Business Problem – An entrepreneur has an idea for a new business venture, which, in a nutshell, is to
offer insurance to customers on price drops of certain products. Registered customers get a certain
multiple of the insurance fee or a certain percentage of the drop provided that the drop happens within
a certain period after purchase. Insurance is offered on a new portfolio of products every day and, for
the sake of simplicity, the period within which price needs to drop is taken as one day. The business
problem is to understand from the data, if the business idea is theoretically and financially viable.
Data – The available data is a list of products sold across five e-commerce sites. The data gives us
information about shipping, average ratings, brand, category, in stock etc. Some features of the data are
(a) Categorical variables such as model name, brand etc. which cannot simply be converted as they
would explode the number of categorical variables (b) columns like average rating and review count
which had large number of missing values and were filled through imputation based on rest of the
columns (c) textual data columns such as shipping period which were converted into numerical
averages. Data such as this is available on the internet and can be crawled off various sites easily.

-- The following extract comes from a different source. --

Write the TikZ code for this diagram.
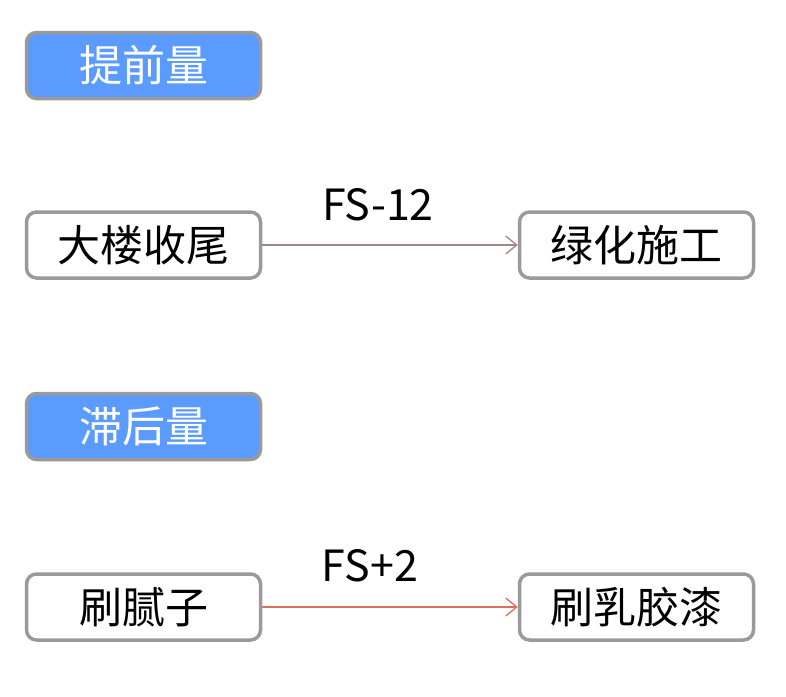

Data Analytics solution – To check if it is possible to construct a portfolio of products such that as high a
percentage of the products selected in the portfolio are due for a price increase so that losses on price
drops don’t overwhelm the insurance fee gained where the price goes up or stays the same. The idea is
to build various classification models that can predict if the price will go up or not and then construct a
portfolio by selecting top x% of products that have the highest predicted probability that the price will
go up next day among all the products considered. Observe that data mining only takes us towards
making a decision and quite a bit of external information, analysis and assumptions are needed before
one can come to a conclusion. To achieve the data mining goal, we would (a) Use available data of
various products sold by the five online retailers as predictors to classify products as ‘Price Up’ or not (b)
Rank order the results in terms of probability of price increase (c) Select top x% to offer insurance on.
Recommendations – Our data analysis shows that if products are randomly selected to form a portfolio
only 2.4% of products on an average would show a price increase. However, using our best model of
Classification tree, this percentage can shoot up to as high as 100% based on what “x” is chosen. If the
top x% is intelligently and variably chosen everyday and if the multiple on insurance fee paid to
customers upon price drop is carefully chosen so that it doesn’t overwhelm the insurance revenue, the
business can be very much viable. The entrepreneur can always explore additional streams of revenue
like advertisements on the site or building a user database.